Ruth had given in, but she never wanted to spend another week like that. Just the two of them and the ticking clock. Daily visits to church, overcooked meals that no one wanted to eat, and everything unsaid heavy as lead in the overheated room.
Never again.
The phone rang, and she held her full glass out in front of her and reached back over her head to answer it. Knocked the whole thing onto the floor and rolled off the couch, spilling her drink on her shirt.
Frank’s voice came faintly from the floor, “Ruth? You there, honey?”
He sounded so funny. Like he was a long way away. Ruth fumbled for the receiver. But as soon as she heard his voice clearly, heard the nervous edge to his tone, she knew why he was calling and she sobered up fast.
She’d thought about it, of course she had. Not so much that side of it—Frank was nothing special in the bedroom, but he was considerate and . . . well, she was comfortable with him and that counted for something—but more the rest of it.
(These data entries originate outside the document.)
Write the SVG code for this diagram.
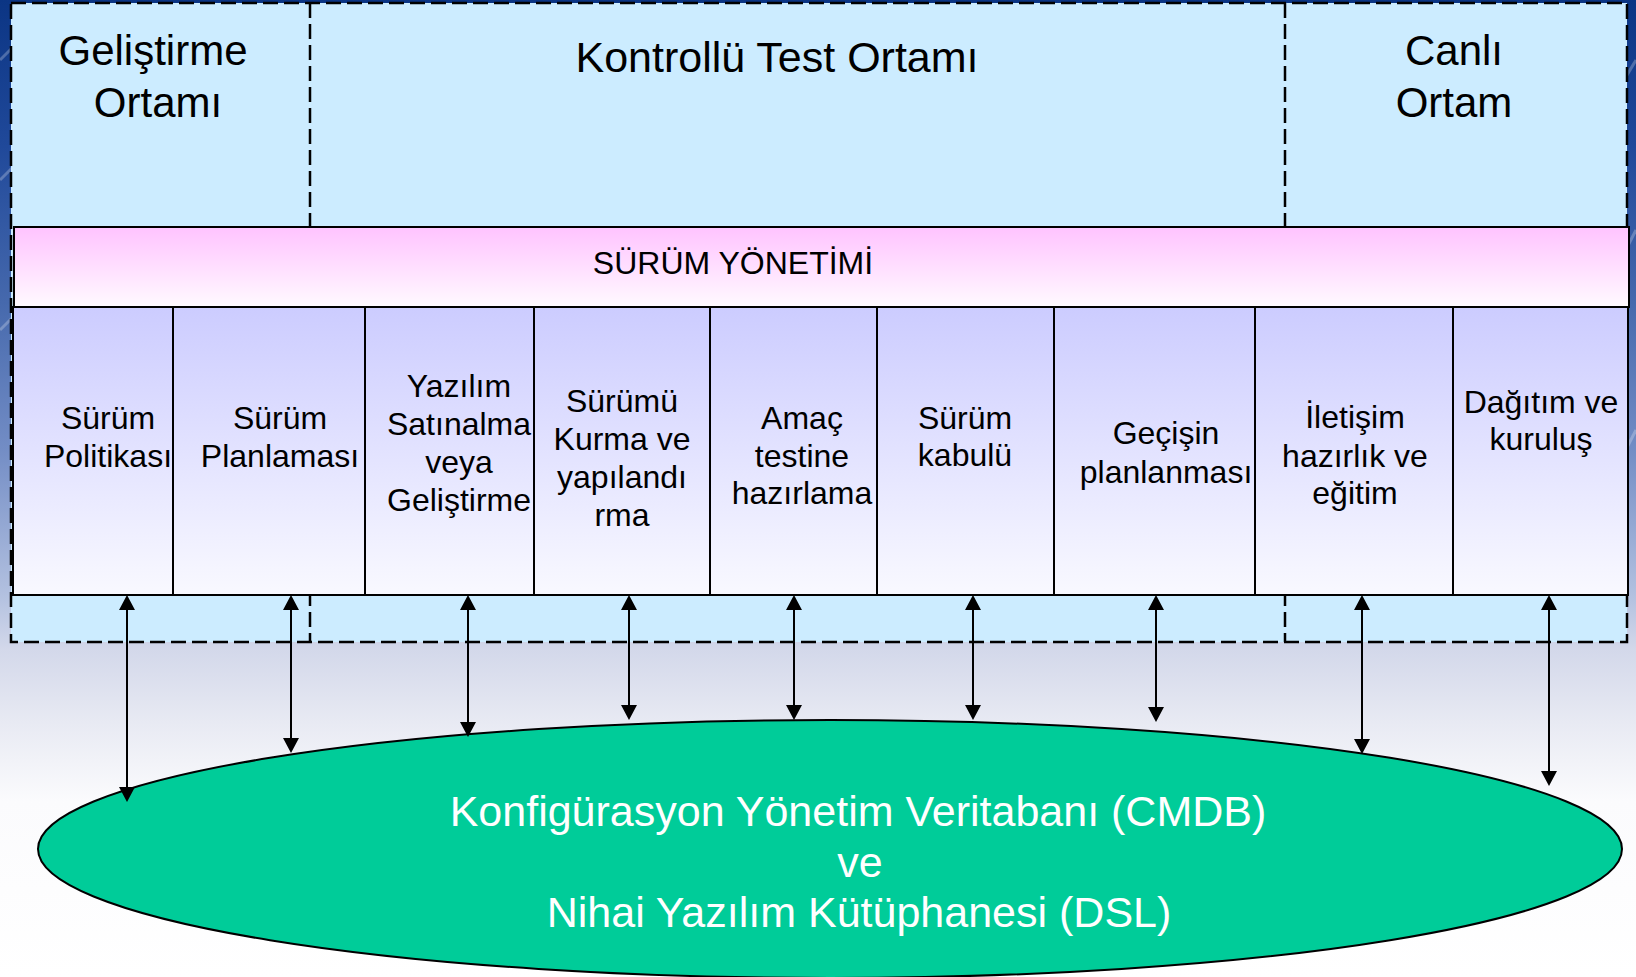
<svg xmlns="http://www.w3.org/2000/svg" width="1636" height="977" viewBox="0 0 1636 977">
  <defs>
    <linearGradient id="bg" gradientUnits="userSpaceOnUse" x1="0" y1="0" x2="0" y2="977">
      <stop offset="0" stop-color="#0b3584"/>
      <stop offset="0.15" stop-color="#20499a"/>
      <stop offset="0.31" stop-color="#4669ad"/>
      <stop offset="0.46" stop-color="#738dc5"/>
      <stop offset="0.61" stop-color="#b3c1e0"/>
      <stop offset="0.665" stop-color="#d3d8ea"/>
      <stop offset="0.74" stop-color="#e8eaf3"/>
      <stop offset="0.82" stop-color="#fbfbfd"/>
      <stop offset="1" stop-color="#ffffff"/>
    </linearGradient>
    <linearGradient id="band" x1="0" y1="0" x2="0" y2="1">
      <stop offset="0" stop-color="#ffc3ff"/>
      <stop offset="1" stop-color="#fffaff"/>
    </linearGradient>
    <linearGradient id="col" x1="0" y1="0" x2="0" y2="1">
      <stop offset="0" stop-color="#ccccff"/>
      <stop offset="1" stop-color="#f9f9ff"/>
    </linearGradient>
    <marker id="head" markerUnits="userSpaceOnUse" viewBox="0 0 15 16" markerWidth="15" markerHeight="16" refX="7" refY="8" orient="auto-start-reverse">
      <path d="M0,0 L15,8 L0,16 z" fill="#000"/>
    </marker>
    <style>
      .env { fill: #ccecff; stroke: none; }
      .dash { fill: none; stroke: #000; stroke-width: 2.5; stroke-dasharray: 15 6; }
      .txt { font-family: "Liberation Sans", Arial, sans-serif; fill: #000; text-anchor: middle; }
      .env-t { font-size: 42px; }
      .env-t.wide { font-size: 43px; }
      .band-t { font-size: 32px; }
      .col-t { font-size: 32px; }
      .db-t { font-family: "Liberation Sans", Arial, sans-serif; font-size: 43px; fill: #fff; text-anchor: middle; }
      .cell { fill: none; stroke: #000; stroke-width: 2; }
      .link { stroke: #000; stroke-width: 2; fill: none; marker-start: url(#head); marker-end: url(#head); }
      .streak { stroke: #ffffff; stroke-opacity: 0.25; stroke-width: 3; }
    </style>
  </defs>

  <!-- slide background -->
  <rect x="0" y="0" width="1636" height="977" fill="url(#bg)"/>
  <g id="streaks">
    <line class="streak" x1="0" y1="60" x2="40" y2="20"/>
    <line class="streak" x1="0" y1="180" x2="60" y2="120"/>
    <line class="streak" x1="0" y1="330" x2="40" y2="290"/>
    <line class="streak" x1="1600" y1="120" x2="1636" y2="60"/>
    <line class="streak" x1="1600" y1="300" x2="1636" y2="230"/>
    <line class="streak" x1="1600" y1="500" x2="1636" y2="430"/>
  </g>

  <!-- environments -->
  <g id="env-dev">
    <rect class="env" x="11" y="3" width="299" height="639"/>
    <text class="txt env-t" x="153" y="65">Geliştirme</text>
    <text class="txt env-t" x="158" y="117">Ortamı</text>
  </g>
  <g id="env-test">
    <rect class="env" x="310" y="3" width="975" height="639"/>
    <text class="txt env-t wide" x="777" y="72">Kontrollü Test Ortamı</text>
  </g>
  <g id="env-live">
    <rect class="env" x="1285" y="3" width="342" height="639"/>
    <text class="txt env-t" x="1454" y="65">Canlı</text>
    <text class="txt env-t" x="1454" y="117">Ortam</text>
  </g>
  <g id="env-borders">
    <rect class="dash" x="11" y="3" width="1616" height="639"/>
    <line class="dash" x1="310" y1="3" x2="310" y2="642"/>
    <line class="dash" x1="1285" y1="3" x2="1285" y2="642"/>
  </g>

  <!-- release management band -->
  <g id="release-management">
    <rect x="14" y="227" width="1615" height="80" fill="url(#band)" stroke="#000" stroke-width="2"/>
    <text class="txt band-t" x="733" y="274">SÜRÜM YÖNETİMİ</text>
  </g>

  <!-- process steps -->
  <rect x="13" y="307" width="1615" height="288" fill="url(#col)"/>
  <g id="step-policy">
    <rect class="cell" x="13" y="307" width="160" height="288"/>
    <text class="txt col-t" x="108" y="429">Sürüm</text>
    <text class="txt col-t" x="108" y="467">Politikası</text>
  </g>
  <g id="step-planning">
    <rect class="cell" x="173" y="307" width="192" height="288"/>
    <text class="txt col-t" x="280" y="429">Sürüm</text>
    <text class="txt col-t" x="280" y="467">Planlaması</text>
  </g>
  <g id="step-acquire">
    <rect class="cell" x="365" y="307" width="169" height="288"/>
    <text class="txt col-t" x="459" y="397">Yazılım</text>
    <text class="txt col-t" x="459" y="435">Satınalma</text>
    <text class="txt col-t" x="459" y="473">veya</text>
    <text class="txt col-t" x="459" y="511">Geliştirme</text>
  </g>
  <g id="step-build">
    <rect class="cell" x="534" y="307" width="176" height="288"/>
    <text class="txt col-t" x="622" y="412">Sürümü</text>
    <text class="txt col-t" x="622" y="450">Kurma ve</text>
    <text class="txt col-t" x="622" y="488">yapılandı</text>
    <text class="txt col-t" x="622" y="526">rma</text>
  </g>
  <g id="step-test-prep">
    <rect class="cell" x="710" y="307" width="167" height="288"/>
    <text class="txt col-t" x="802" y="429">Amaç</text>
    <text class="txt col-t" x="802" y="467">testine</text>
    <text class="txt col-t" x="802" y="504">hazırlama</text>
  </g>
  <g id="step-acceptance">
    <rect class="cell" x="877" y="307" width="177" height="288"/>
    <text class="txt col-t" x="965" y="429">Sürüm</text>
    <text class="txt col-t" x="965" y="466">kabulü</text>
  </g>
  <g id="step-rollout-plan">
    <rect class="cell" x="1054" y="307" width="201" height="288"/>
    <text class="txt col-t" x="1166" y="444">Geçişin</text>
    <text class="txt col-t" x="1166" y="483">planlanması</text>
  </g>
  <g id="step-communication">
    <rect class="cell" x="1255" y="307" width="198" height="288"/>
    <text class="txt col-t" x="1355" y="428">İletişim</text>
    <text class="txt col-t" x="1355" y="467">hazırlık ve</text>
    <text class="txt col-t" x="1355" y="504">eğitim</text>
  </g>
  <g id="step-deploy">
    <rect class="cell" x="1453" y="307" width="175" height="288"/>
    <text class="txt col-t" x="1541" y="413">Dağıtım ve</text>
    <text class="txt col-t" x="1541" y="450">kuruluş</text>
  </g>

  <!-- CMDB / DSL -->
  <g id="cmdb-dsl">
    <ellipse cx="830" cy="849" rx="792" ry="129" fill="#00cc99" stroke="#000" stroke-width="2"/>
    <text class="db-t" x="858" y="826">Konfigürasyon Yönetim Veritabanı (CMDB)</text>
    <text class="db-t" x="860" y="877">ve</text>
    <text class="db-t" x="859" y="927">Nihai Yazılım Kütüphanesi (DSL)</text>
  </g>

  <!-- two-way links between steps and the CMDB -->
  <g id="connectors">
    <line class="link" x1="127" y1="603" x2="127" y2="794"/>
    <line class="link" x1="291" y1="603" x2="291" y2="745"/>
    <line class="link" x1="468" y1="603" x2="468" y2="729"/>
    <line class="link" x1="629" y1="603" x2="629" y2="712"/>
    <line class="link" x1="794" y1="603" x2="794" y2="712"/>
    <line class="link" x1="973" y1="603" x2="973" y2="712"/>
    <line class="link" x1="1156" y1="603" x2="1156" y2="714"/>
    <line class="link" x1="1362" y1="603" x2="1362" y2="746"/>
    <line class="link" x1="1549" y1="603" x2="1549" y2="778"/>
  </g>
</svg>
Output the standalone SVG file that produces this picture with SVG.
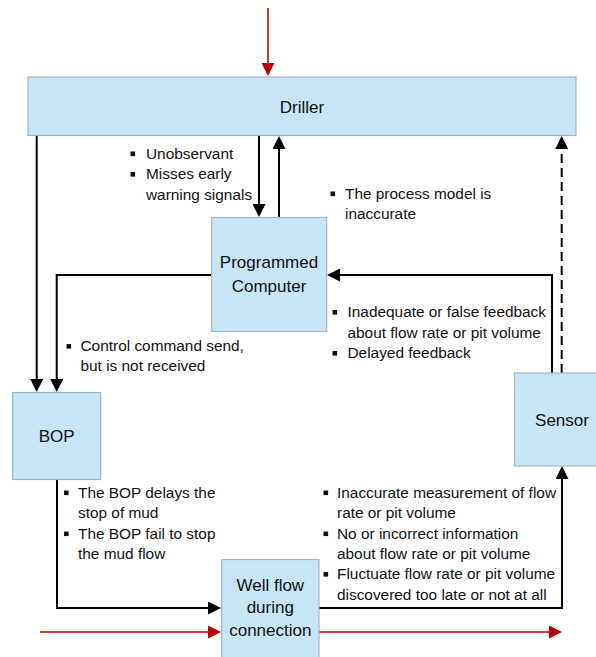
<svg xmlns="http://www.w3.org/2000/svg" width="596" height="657" viewBox="0 0 596 657">
  <style>
    .box { fill: #c6e5f7; stroke: #a3b6c3; stroke-width: 1.2; }
    .lbl { font-family: "Liberation Sans", Arial, sans-serif; font-size: 17px; fill: #111; text-anchor: middle; }
    .note { font-family: "Liberation Sans", Arial, sans-serif; font-size: 15.4px; fill: #111; }
    .bul { fill: #111; }
    .ctl { fill: none; stroke: #000; stroke-width: 2; marker-end: url(#ah); }
    .fb { fill: none; stroke: #000; stroke-width: 2; marker-end: url(#ah); }
    .dash { stroke-dasharray: 9 5; }
    .flow { fill: none; stroke: #c00000; stroke-width: 1.6; marker-end: url(#ahr); }
  </style>
  <defs>
    <marker id="ah" viewBox="0 0 13 13" refX="9" refY="6.5" markerWidth="13" markerHeight="13" markerUnits="userSpaceOnUse" orient="auto">
      <path d="M0,0 L13,6.5 L0,13 Z" fill="#000"/>
    </marker>
    <marker id="ahr" viewBox="0 0 13 13" refX="9" refY="6.5" markerWidth="13" markerHeight="13" markerUnits="userSpaceOnUse" orient="auto">
      <path d="M0,0 L13,6.5 L0,13 Z" fill="#c00000"/>
    </marker>
  </defs>

  <rect width="596" height="657" fill="#fff"/>

  <!-- connectors -->
  <g id="connectors">
    <!-- external flow in/out -->
    <path class="flow" d="M268,8 V72"/>
    <path class="flow" d="M40,632 H217"/>
    <path class="flow" d="M319,632 H558"/>
    <!-- driller <-> programmed computer -->
    <path class="ctl" d="M259,136 V213"/>
    <path class="fb" d="M279,217 V140"/>
    <!-- driller -> BOP -->
    <path class="ctl" d="M36.7,136 V388"/>
    <!-- computer -> BOP -->
    <path class="ctl" d="M211.7,275 H56.7 V388"/>
    <!-- sensor -> computer -->
    <path class="fb" d="M552,373 V275 H331"/>
    <!-- sensor -> driller (dashed) -->
    <path class="fb dash" d="M561.7,373 V140"/>
    <!-- BOP -> well flow -->
    <path class="ctl" d="M57,480 V608 H217"/>
    <!-- well flow -> sensor -->
    <path class="fb" d="M319,608 H562 V470"/>
  </g>

  <!-- nodes -->
  <g id="driller">
    <rect class="box" x="28" y="77" width="548" height="58.5"/>
    <text class="lbl" x="302" y="112.5">Driller</text>
  </g>
  <g id="computer">
    <rect class="box" x="211.7" y="217.5" width="115" height="114"/>
    <text class="lbl" x="269" y="268">Programmed</text>
    <text class="lbl" x="269" y="292">Computer</text>
  </g>
  <g id="bop">
    <rect class="box" x="12.7" y="392.5" width="88" height="87"/>
    <text class="lbl" x="56.7" y="442">BOP</text>
  </g>
  <g id="sensor">
    <rect class="box" x="514.5" y="373" width="106" height="93"/>
    <text class="lbl" x="562" y="425.5">Sensor</text>
  </g>
  <g id="wellflow">
    <rect class="box" x="221.7" y="559.5" width="97.3" height="102"/>
    <text class="lbl" x="270.3" y="591">Well flow</text>
    <text class="lbl" x="270.3" y="613">during</text>
    <text class="lbl" x="270.3" y="636">connection</text>
  </g>

  <!-- annotations -->
  <g id="notes">
    <rect class="bul" x="130.5" y="151.5" width="4.6" height="4.6"/>
    <text class="note" x="146" y="158.5">Unobservant</text>
    <rect class="bul" x="130.5" y="172" width="4.6" height="4.6"/>
    <text class="note" x="146" y="179">Misses early</text>
    <text class="note" x="146" y="199.5">warning signals</text>

    <rect class="bul" x="330.5" y="191.5" width="4.6" height="4.6"/>
    <text class="note" x="345" y="198.5">The process model is</text>
    <text class="note" x="345" y="219">inaccurate</text>

    <rect class="bul" x="332.5" y="310" width="4.6" height="4.6"/>
    <text class="note" x="347.5" y="317">Inadequate or false feedback</text>
    <text class="note" x="347.5" y="337.5">about flow rate or pit volume</text>
    <rect class="bul" x="332.5" y="351" width="4.6" height="4.6"/>
    <text class="note" x="347.5" y="358">Delayed feedback</text>

    <rect class="bul" x="66.5" y="344" width="4.6" height="4.6"/>
    <text class="note" x="80.5" y="351">Control command send,</text>
    <text class="note" x="80.5" y="371">but is not received</text>

    <rect class="bul" x="64" y="490.5" width="4.6" height="4.6"/>
    <text class="note" x="78" y="497.5">The BOP delays the</text>
    <text class="note" x="78" y="518">stop of mud</text>
    <rect class="bul" x="64" y="531.5" width="4.6" height="4.6"/>
    <text class="note" x="78" y="538.5">The BOP fail to stop</text>
    <text class="note" x="78" y="559">the mud flow</text>

    <rect class="bul" x="323.5" y="490.5" width="4.6" height="4.6"/>
    <text class="note" x="337" y="497.5">Inaccurate measurement of flow</text>
    <text class="note" x="337" y="518">rate or pit volume</text>
    <rect class="bul" x="323.5" y="531.5" width="4.6" height="4.6"/>
    <text class="note" x="337" y="538.5">No or incorrect information</text>
    <text class="note" x="337" y="559">about flow rate or pit volume</text>
    <rect class="bul" x="323.5" y="572" width="4.6" height="4.6"/>
    <text class="note" x="337" y="579">Fluctuate flow rate or pit volume</text>
    <text class="note" x="337" y="599.5">discovered too late or not at all</text>
  </g>
</svg>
Eating dinner together every evening before Frank went off to his shift or out for a few beers with the boys. Saturday nights on the couch, smoking, watching TV. Or seats at the Trylon, and a hot dog apiece if it was after payday.
At one time, the thought of those routines, Frank’s habits—his way of folding his pants before piling his change in neat stacks on the bureau, his way of turning to her in the night and saying real low, “Hey there, baby”—all of that had pushed her back and back against a wall until she felt trapped.
Now, though, since the kids were gone, things were different. Everything had changed. Including her. Maybe a little routine, a little kindness, was what she needed.
So when Frank suggested dinner the following evening, she said yes. And when he pulled up outside the apartment afterward and turned to her, his face backlit by the amber glow of the streetlight, she felt the reciprocal glow of the wine and the brandy she’d had with dinner, and she touched his face lightly and invited him in. She even played along with the fantasy of the demure wife, the one he’d made it clear he wanted: she sat with her legs crossed, back straight, eyes wide rather than heavy-lidded, lips in a sweet smile rather than pouting, inviting.
She knew Frank: she was still his wife in every way that mattered. She would always be his wife and she didn’t need to invite him.
And so she looked into his eyes for half a second longer than was necessary, and he leaned toward her. And she felt the familiar texture of his mouth, smelled his cigarettes and the soap he used, felt the familiar strength of his arms around her, and felt something like relief as he picked her up and carried her to bed.